I'm not the only one. This afternoon I looked out across a sea of my colleague's faces after it was proposed that we attempt to implement another new modification to the instructional rhythm that we planned and set as our year's pace. Among the tired were those who were intrigued, along with a few who wore expressions of confusion as they tried imagining how this newest change might affect their jam-packed plan that already barely allows for needed flexibility and breathing room. And then there were some who appeared authentically haggard and disheveled, making me furrow my brow with concern as I realized I hadn't really touched base with them since the frenzied start of our second semester. Their faces didn't illustrate a desire to deprive students, to slack on the job, or to naysay, scoff at or rebut the suggested modification. None were aspiring to be Debbie Downers either. Their expressions simply pleaded "please, no."

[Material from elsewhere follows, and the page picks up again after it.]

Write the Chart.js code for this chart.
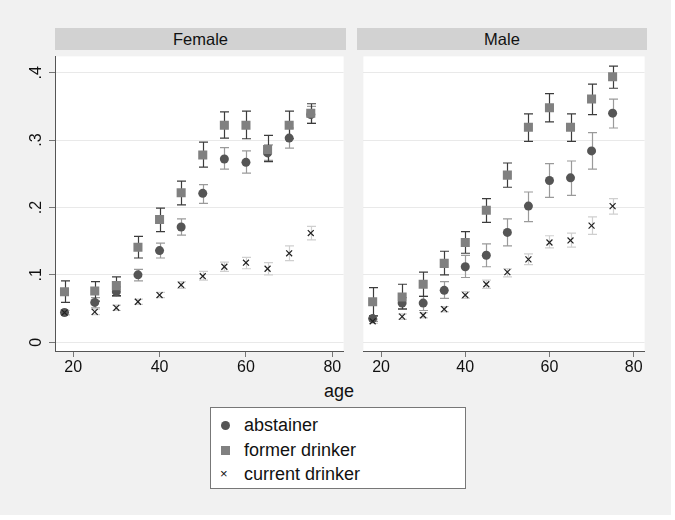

From time to time, some teachers' incentives and intentions are other teachers' camels and straws.
Teachers know that every school year benefits from some rah-rah, and every successful plan requires support and a commitment. But educators deserve acknowledgment when they've reached their limit too, and it's that accommodation, that consideration, which is rarely if ever provided by a canned program or scripted regimen that dictates hoops to be jumped through in order to attain some status valued by consumers of not a product, but a brand. "Back when I started teaching," curricula and programs were test-piloted by a few teachers with the understanding that an extensive debrief was expected before full-scale adoption would be considered. This system worked because it enabled the teachers who were most interested and most able to not only explore new resources but to better guide their colleagues as educational needs were identified. Teachers were recognized as whole people with full lives: those with young children could miss more work as their kids shared germs while singles had more time and the freedom to travel hither and yon to conferences, sharing everything they learned upon their return. Educators motivated to guide the next generation of teachers could regularly host and mentor practicum students while their colleagues next door could build collaborative programs with local businesses or cultural resources to benefit multiple schools. A grade level colleague could ask another to share a contract for a year in order to spend more time at home to care for a sick parent, while another could fully mentor a new-to-service teacher before, during and after school daily. All of these essentials could happen "back in the day" without resentment or shaming because it was understood that the human conditions of both students and teachers contributed to the successes and failures of school.
I too, feel a bit like how some of my incredible colleagues looked this afternoon. Please. Not one more thing. I have enough. I am doing enough. I'm not failing my students and I'm not refusing to be a team player. I will jump rail cars and tracks when I am again able. But not today. Not this week.